日曜日の食卓で

とりとめなのない話が書かれていると思います

遠くで雷が……

月曜日。仕事を終えて、そのまま家に帰るのが億劫で、ペットボトルのお茶を買ってから、家の反対方向へ車を走らせた。
助手席側の窓ガラス、暗い夜の空の向こうで、エノラゲイの爆撃のように一瞬光が放たれた。雷だ。


雷の好きな人がいる。
そいつは雨が降り雨足が早まり瞬間窓ガラスが光ると笑みが浮かぶ。楽しそうなのである。
雷が好きと云うのもどうなのかと思うが好きな人にはそんな事知った事ではないし余計なお世話である。
ようするに雷の好きな人は、奇跡のような自然現象に対して子どもに返れる心を持った人なのだ。だから皆既月食もデジカメに収めてある。陰陽太極図のように分かたれた半月はとても小さく、たぶん部屋の窓から撮影したのだろう、月に手を伸ばしても届かない思いまでが伝わってくるようだった。
科学する心と云うのは子どもの目線で事物を眺める事だ。好奇心が充満している子どもに「あの雷が自分にあたるかも知れない」という不安などない。だから科学はきっと、子どもの楽天性から成り立っている。地を這うような心もちの人に雷を観察し驚愕する事など出来ない。明日は我が身と怯え震える。
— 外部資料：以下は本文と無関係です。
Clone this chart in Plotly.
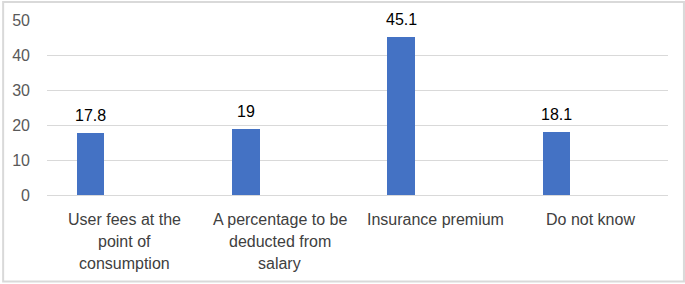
import plotly.graph_objects as go

categories = ["User fees at the point of consumption", "A percentage to be deducted from salary",
              "Insurance premium", "Do not know"]
values = [17.8, 19, 45.1, 18.1]
label_lines = [["User fees at the", "point of", "consumption"],
               ["A percentage to be", "deducted from", "salary"],
               ["Insurance premium"],
               ["Do not know"]]
y_ticks = [0, 10, 20, 30, 40, 50]

W, H = 685, 284
ml, mr, mt, mb = 45, 17, 19, 89
pw, ph = W - ml - mr, H - mt - mb

BAR_W, BAR_OFF = 0.178, -0.308
bar_center_px = (BAR_OFF + BAR_W / 2) * pw / len(categories)

FONT = "Liberation Sans, Arial, sans-serif"

fig = go.Figure()
fig.add_trace(go.Bar(
    x=categories, y=values,
    width=BAR_W, offset=BAR_OFF,
    marker=dict(color="#4472C4", line=dict(width=0)),
    hoverinfo="skip",
))

annotations = []
for cat, v in zip(categories, values):
    annotations.append(dict(
        x=cat, y=v, xref="x", yref="y", text=f"{v:g}", showarrow=False,
        xshift=bar_center_px, yshift=7, xanchor="center", yanchor="bottom",
        font=dict(family=FONT, size=16, color="#000000"),
    ))
for cat, lines in zip(categories, label_lines):
    for i, ln in enumerate(lines):
        annotations.append(dict(
            x=cat, y=0, xref="x", yref="y", text=ln, showarrow=False,
            yshift=-24 - 22 * i, xanchor="center", yanchor="middle",
            font=dict(family=FONT, size=16, color="#404040"),
        ))

fig.update_layout(
    width=W, height=H,
    margin=dict(l=ml, r=mr, t=mt, b=mb),
    paper_bgcolor="white", plot_bgcolor="white",
    showlegend=False,
    bargap=0,
    annotations=annotations,
    xaxis=dict(showticklabels=False, showgrid=False, showline=False, zeroline=False,
               ticks="", categoryorder="array", categoryarray=categories),
    yaxis=dict(range=[0, 50], tickvals=y_ticks, showgrid=True, gridcolor="#d9d9d9", gridwidth=1,
               zeroline=True, zerolinecolor="#d9d9d9", zerolinewidth=1, showline=False,
               ticks="", ticklabelstandoff=16,
               tickfont=dict(family=FONT, size=16, color="#595959")),
    shapes=[dict(type="rect", xref="paper", yref="paper",
                 x0=(1 - ml) / pw, x1=(W - 1 - ml) / pw,
                 y0=-(mb - 2) / ph, y1=(ph + mt - 1) / ph,
                 line=dict(color="#d9d9d9", width=2), fillcolor="rgba(0,0,0,0)", layer="below")],
)

fig.write_html("out.html", config={"displayModeBar": False},
               post_script="document.body.style.margin='0';")
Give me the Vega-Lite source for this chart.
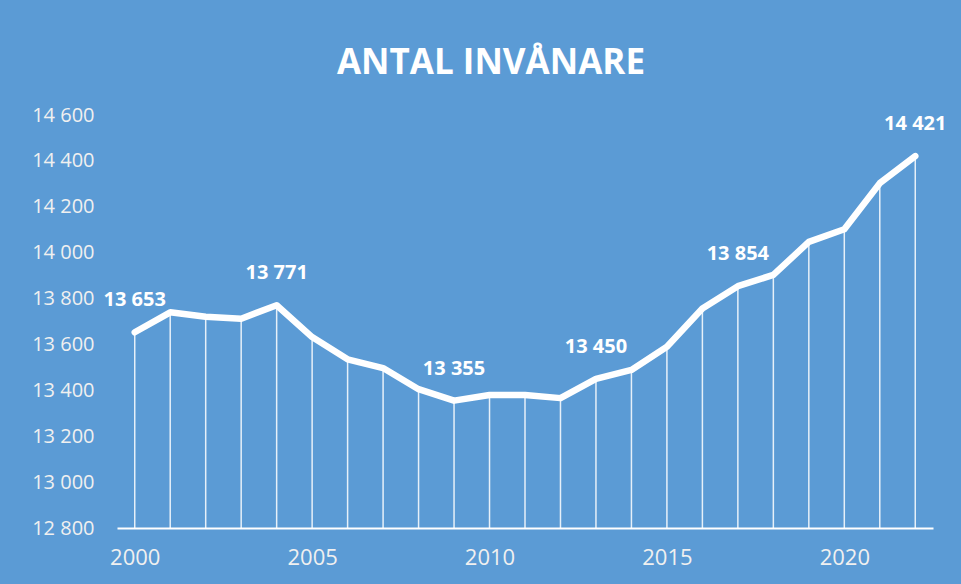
{
  "$schema": "https://vega.github.io/schema/vega-lite/v6.json",
  "width": 816,
  "height": 413,
  "autosize": {"type": "none"},
  "padding": {"left": 117, "top": 115, "right": 28, "bottom": 56},
  "background": "#5B9BD5",
  "config": {
    "view": {"stroke": null},
    "font": "Open Sans",
    "locale": {"number": {"decimal": ",", "thousands": " ", "grouping": [3], "currency": ["", " kr"]}}
  },
  "title": {
    "text": "ANTAL INVÅNARE",
    "color": "white",
    "fontSize": 35,
    "fontWeight": "bold",
    "font": "Open Sans",
    "anchor": "middle",
    "frame": "group",
    "dx": -34,
    "offset": 24
  },
  "data": {
    "values": [
      {"year": 2000, "value": 13653, "labeled": true},
      {"year": 2001, "value": 13740, "labeled": false},
      {"year": 2002, "value": 13721, "labeled": false},
      {"year": 2003, "value": 13712, "labeled": false},
      {"year": 2004, "value": 13771, "labeled": true},
      {"year": 2005, "value": 13632, "labeled": false},
      {"year": 2006, "value": 13535, "labeled": false},
      {"year": 2007, "value": 13497, "labeled": false},
      {"year": 2008, "value": 13405, "labeled": false},
      {"year": 2009, "value": 13355, "labeled": true},
      {"year": 2010, "value": 13380, "labeled": false},
      {"year": 2011, "value": 13380, "labeled": false},
      {"year": 2012, "value": 13366, "labeled": false},
      {"year": 2013, "value": 13450, "labeled": true},
      {"year": 2014, "value": 13489, "labeled": false},
      {"year": 2015, "value": 13590, "labeled": false},
      {"year": 2016, "value": 13757, "labeled": false},
      {"year": 2017, "value": 13854, "labeled": true},
      {"year": 2018, "value": 13903, "labeled": false},
      {"year": 2019, "value": 14047, "labeled": false},
      {"year": 2020, "value": 14102, "labeled": false},
      {"year": 2021, "value": 14303, "labeled": false},
      {"year": 2022, "value": 14421, "labeled": true}
    ]
  },
  "encoding": {
    "x": {
      "field": "year",
      "type": "quantitative",
      "scale": {"domain": [1999.5, 2022.5], "nice": false, "zero": false},
      "axis": {
        "values": [2000, 2005, 2010, 2015, 2020],
        "format": "d",
        "title": null,
        "grid": false,
        "ticks": false,
        "domainColor": "white",
        "domainWidth": 2,
        "labelColor": "#F0F0F0",
        "labelFontSize": 22,
        "labelFont": "Open Sans",
        "labelPadding": 19,
        "labelOverlap": false,
        "labelFlush": false
      }
    },
    "y": {
      "field": "value",
      "type": "quantitative",
      "scale": {"domain": [12800, 14600], "nice": false, "zero": false},
      "axis": {
        "values": [12800, 13000, 13200, 13400, 13600, 13800, 14000, 14200, 14400, 14600],
        "format": ",d",
        "title": null,
        "grid": false,
        "ticks": false,
        "domain": false,
        "labelColor": "#F0F0F0",
        "labelFontSize": 20,
        "labelFont": "Open Sans",
        "labelPadding": 23,
        "labelOverlap": false,
        "labelFlush": false
      }
    }
  },
  "layer": [
    {
      "mark": {"type": "rule", "color": "white", "strokeWidth": 1.5, "opacity": 0.85},
      "encoding": {"y2": {"datum": 12800}}
    },
    {
      "mark": {"type": "line", "color": "white", "strokeWidth": 6.5, "strokeJoin": "round", "strokeCap": "round"},
      "encoding": {}
    },
    {
      "transform": [{"filter": "datum.labeled"}],
      "mark": {"type": "text", "color": "white", "fontSize": 20, "fontWeight": "bold", "font": "Open Sans", "dy": -32, "baseline": "middle", "align": "center"},
      "encoding": {"text": {"field": "value", "type": "quantitative", "format": ",d"}}
    }
  ]
}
ただ、遠雷であれば、地を這う人もさすがに怯えることはない。窓を開かなければ落雷の音も聞えない。車はかりそめの折り返し地点に走り続ける、遠雷の光る方へ。
また白い閃光が放たれる。


すでに時計は一時をすぎた。携帯電話は胸ポケットに収められ、雷の好きな人に伝えられない遠雷はただ光りただ放たれる。